It started in the pre-fall collection: the trimming of the quirk, a new emphasis on elegant compatibility rather than eccentric clash. Those impulses blossomed in the latest Marni show, into something where you could imagine a whole new audience sighing, "Ah, now I get it." Consuelo Castiglioni's own mantra was "severe elegance." She cited the rigor of Martha Graham, the precision of modern architecture. "I want to go back to the start, with simplicity and discipline," she said before her show. Long, lean, clean lines were elongated still further by platform shoes. But an even clearer means to Castiglioni's end was to make things match. Like the opening coat and skirt. Or the skirt and jacket a few looks later that seamlessly blended into the backdrop and the floor covering. Or the top, skirt, and bag a few looks after that, which were all cut from the same cloth. At one point, there was even a suit—or at least a double-breasted coat-dress over a skirt—in basic black. But, lest we forget this is Marni we're talking about, the coat had a swingy shirttail back.
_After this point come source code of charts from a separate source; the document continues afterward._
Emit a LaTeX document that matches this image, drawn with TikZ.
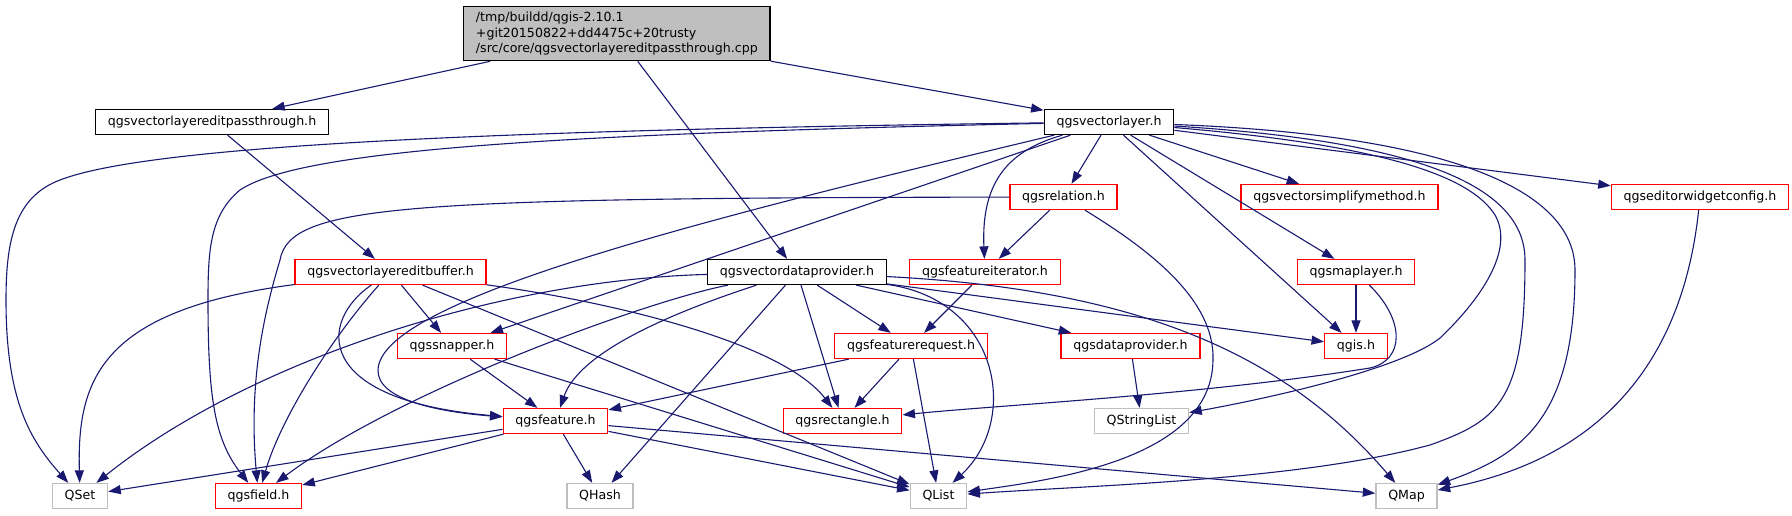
\documentclass[tikz,border=0pt]{standalone}
\usepackage{fontspec}
\setmainfont{DejaVu Sans}
\usetikzlibrary{arrows.meta}
\definecolor{edgex}{HTML}{191970}
\definecolor{redx}{HTML}{FF0000}
\definecolor{grayx}{HTML}{BFBFBF}
\tikzset{
  ar/.style={-{Triangle[length=12.5pt,width=9pt]},line width=1.1pt,edgex},
  box/.style={draw,line width=1.3pt,fill=white,inner xsep=12.3pt,inner ysep=0pt,minimum height=25pt,font=\fontsize{12.6}{15.5}\selectfont},
  incl/.style={box,draw=black},
  proj/.style={box,draw=redx},
  ext/.style={box,draw=grayx},
  hdr/.style={box,draw=black,fill=grayx,align=left,minimum height=54pt,anchor=north west}
}
\begin{document}
\begin{tikzpicture}[x=1pt,y=-1pt]
\useasboundingbox (0,0) rectangle (1792,515);
\node[hdr] (src) at (463,6) {/tmp/buildd/qgis-2.10.1\\+git20150822+dd4475c+20trusty\\/src/core/qgsvectorlayereditpassthrough.cpp};
\node[incl] (pass) at (212,122) {qgsvectorlayereditpassthrough.h};
\node[incl] (vlayer) at (1109,122) {qgsvectorlayer.h};
\node[proj] (rel) at (1063.5,197) {qgsrelation.h};
\node[proj] (simp) at (1339.5,197) {qgsvectorsimplifymethod.h};
\node[proj] (ewc) at (1700,197) {qgseditorwidgetconfig.h};
\node[proj] (ebuf) at (390.5,272) {qgsvectorlayereditbuffer.h};
\node[incl] (vdp) at (797,272) {qgsvectordataprovider.h};
\node[proj] (fit) at (985,272) {qgsfeatureiterator.h};
\node[proj] (mlay) at (1356,272) {qgsmaplayer.h};
\node[proj] (snap) at (452,346) {qgssnapper.h};
\node[proj] (freq) at (911,346) {qgsfeaturerequest.h};
\node[proj] (dprov) at (1130.5,346) {qgsdataprovider.h};
\node[proj] (qgis) at (1356,346) {qgis.h};
\node[proj] (feat) at (555.5,421) {qgsfeature.h};
\node[proj] (rect) at (842.5,421) {qgsrectangle.h};
\node[ext] (qsl) at (1141.5,421) {QStringList};
\node[ext] (qset) at (80,496) {QSet};
\node[proj] (fld) at (258.5,496) {qgsfield.h};
\node[ext] (qhash) at (600,496) {QHash};
\node[ext] (qlist) at (938.5,496) {QList};
\node[ext] (qmap) at (1406.5,496) {QMap};
\draw[ar] (src) -- (pass);
\draw[ar] (src) -- (vdp);
\draw[ar] (src) -- (vlayer);
\draw[ar] (pass) -- (ebuf);
\draw[ar] (vlayer) .. controls (500,130) and (150,145) .. (60,180) .. controls (15,197) and (6,240) .. (6,300) .. controls (6,400) and (30,440) .. (qset);
\draw[ar] (vlayer) .. controls (550,134) and (300,150) .. (240,190) .. controls (210,215) and (208,250) .. (208,300) .. controls (208,400) and (215,440) .. (fld);
\draw[ar] (vlayer) .. controls (700,220) and (380,300) .. (378,370) .. controls (377,400) and (440,412) .. (feat);
\draw[ar] (vlayer) -- (snap);
\draw[ar] (vlayer) -- (rel);
\draw[ar] (vlayer) .. controls (1010,150) and (981,180) .. (fit);
\draw[ar] (vlayer) -- (simp);
\draw[ar] (vlayer) -- (ewc);
\draw[ar] (vlayer) -- (mlay);
\draw[ar] (vlayer) -- (qgis);
\draw[ar] (vlayer) .. controls (1380,145) and (1470,175) .. (1495,215) .. controls (1515,250) and (1480,300) .. (1440,338) .. controls (1400,370) and (1260,400) .. (qsl);
\draw[ar] (vlayer) .. controls (1400,140) and (1525,180) .. (1525,260) .. controls (1525,400) and (1500,420) .. (1430,445) .. controls (1300,480) and (1100,485) .. (qlist);
\draw[ar] (vlayer) .. controls (1450,135) and (1575,190) .. (1575,270) .. controls (1575,420) and (1520,455) .. (qmap);
\draw[ar] (rel) -- (fit);
\draw[ar] (rel) .. controls (400,198) and (290,205) .. (280,260) .. controls (265,310) and (248,380) .. (fld);
\draw[ar] (rel) .. controls (1150,250) and (1215,300) .. (1213,360) .. controls (1212,460) and (1050,480) .. (qlist);
\draw[ar] (ewc) .. controls (1685,340) and (1620,455) .. (qmap);
\draw[ar] (ebuf) .. controls (100,310) and (77,380) .. (qset);
\draw[ar] (ebuf) .. controls (330,340) and (280,420) .. (fld);
\draw[ar] (ebuf) .. controls (320,320) and (310,400) .. (feat);
\draw[ar] (ebuf) -- (snap);
\draw[ar] (ebuf) -- (qlist);
\draw[ar] (ebuf) .. controls (600,300) and (780,340) .. (rect);
\draw[ar] (vdp) .. controls (500,280) and (250,360) .. (qset);
\draw[ar] (vdp) .. controls (650,300) and (400,390) .. (fld);
\draw[ar] (vdp) .. controls (680,310) and (580,350) .. (feat);
\draw[ar] (vdp) -- (qhash);
\draw[ar] (vdp) -- (rect);
\draw[ar] (vdp) -- (freq);
\draw[ar] (vdp) -- (dprov);
\draw[ar] (vdp) -- (qgis);
\draw[ar] (vdp) .. controls (1000,300) and (1020,420) .. (qlist);
\draw[ar] (vdp) .. controls (1150,290) and (1290,360) .. (qmap);
\draw[ar] (fit) -- (freq);
\draw[ar] (mlay) -- (qgis);
\draw[ar] (mlay) .. controls (1405,320) and (1405,360) .. (1370,368) .. controls (1200,395) and (1000,405) .. (rect);
\draw[ar] (snap) -- (feat);
\draw[ar] (snap) -- (qlist);
\draw[ar] (freq) -- (feat);
\draw[ar] (freq) -- (rect);
\draw[ar] (freq) -- (qlist);
\draw[ar] (dprov) -- (qsl);
\draw[ar] (feat) -- (qset);
\draw[ar] (feat) -- (fld);
\draw[ar] (feat) -- (qhash);
\draw[ar] (feat) -- (qlist);
\draw[ar] (feat) -- (qmap);
\end{tikzpicture}
\end{document}
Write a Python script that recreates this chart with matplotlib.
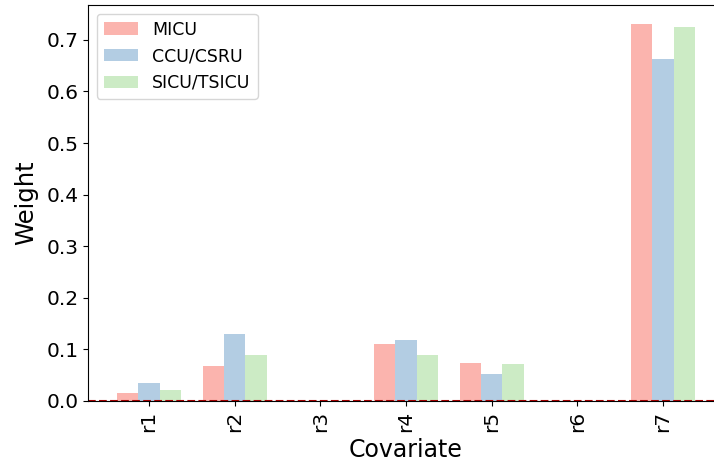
import matplotlib
matplotlib.use("Agg")
import matplotlib.pyplot as plt
import numpy as np

categories = ["r1", "r2", "r3", "r4", "r5", "r6", "r7"]
micu = [0.015, 0.068, 0.0, 0.111, 0.074, 0.0, 0.731]
ccu_csru = [0.035, 0.130, 0.0, 0.118, 0.052, 0.0, 0.662]
sicu_tsicu = [0.021, 0.089, 0.0, 0.089, 0.072, 0.0, 0.725]
series_names = ["MICU", "CCU/CSRU", "SICU/TSICU"]
colors = ["#FBB4AE", "#B3CDE3", "#CCEBC5"]

fig = plt.figure(figsize=(7.14, 4.63), dpi=100)
ax = fig.add_axes([88/714, (463-401)/463, 636/714, 396/463])

x = np.arange(len(categories))
w = 0.25
for i, (vals, name, c) in enumerate(zip([micu, ccu_csru, sicu_tsicu], series_names, colors)):
    ax.bar(x + (i - 1) * w, vals, width=w, color=c, label=name)

ax.axhline(0, color="#aa0000", linestyle="--", linewidth=1.5)

ax.set_xticks(x)
ax.set_xticklabels(categories, rotation=90, fontsize=14.5)
ax.tick_params(axis="y", labelsize=14.5)
ax.set_xlabel("Covariate", fontsize=17, labelpad=4)
ax.set_ylabel("Weight", fontsize=17.5, labelpad=6)
ax.legend(loc="upper left", fontsize=12.5)

fig.savefig("out.png", dpi=100)
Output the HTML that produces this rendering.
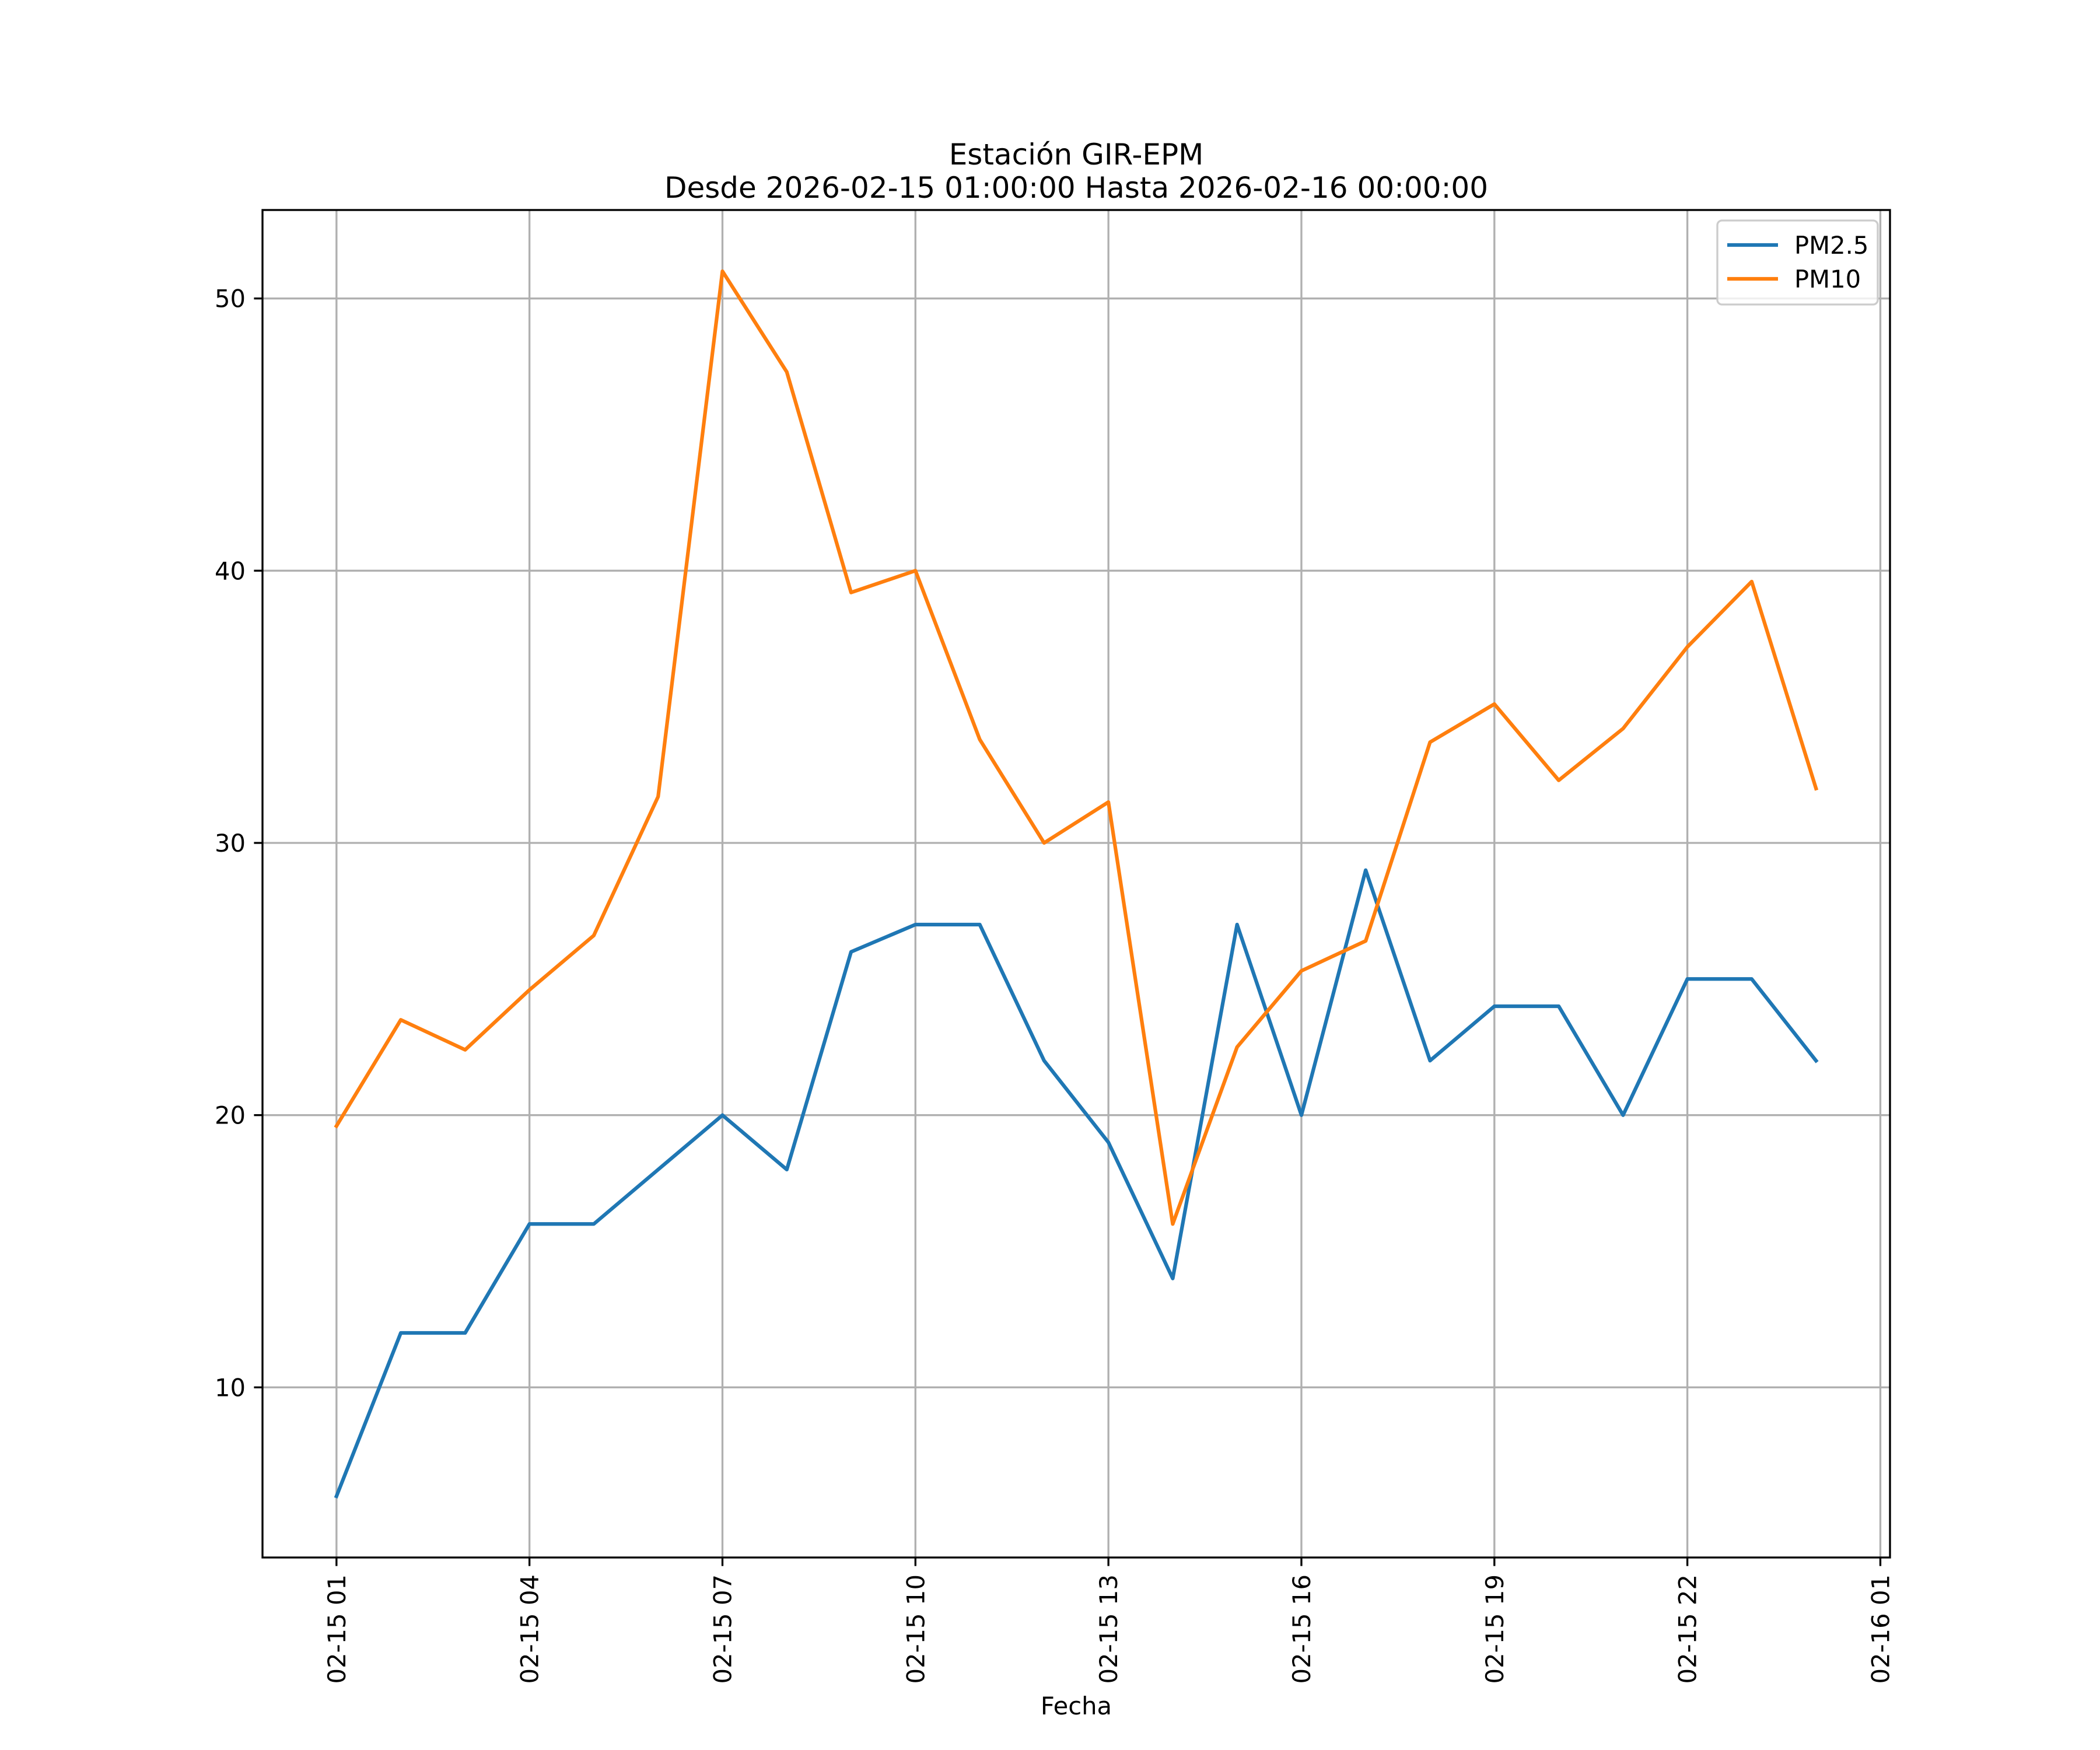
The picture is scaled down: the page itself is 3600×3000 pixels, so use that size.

True, Castiglioni may have streamlined her sensibility, but she scarcely mothballed Marni's spirit. With all the emphasis on complement, there was still room for a fitted sheath whose short sleeves were composed of jutting black paillettes, or a sensational suit in a dissolving tartan. Suits are generally a safe option in fashion. The security offered by one of Castiglioni's versions was perhaps less reliable but more rewarding. And in keeping with that notion, the collection's leathers and furs were a little less than straightforward. The leathers, for instance, were bonded, which gave them an armorlike solidity. The furs, on the other hand, were toyed with—a beaver coat looked like it had been dip-dyed in jade green; mink jackets were carved into diamond patterns. There was a nonchalant decadence in such indulgences that suggested that the severity of Castiglioni's new elegance is ultimately anything but.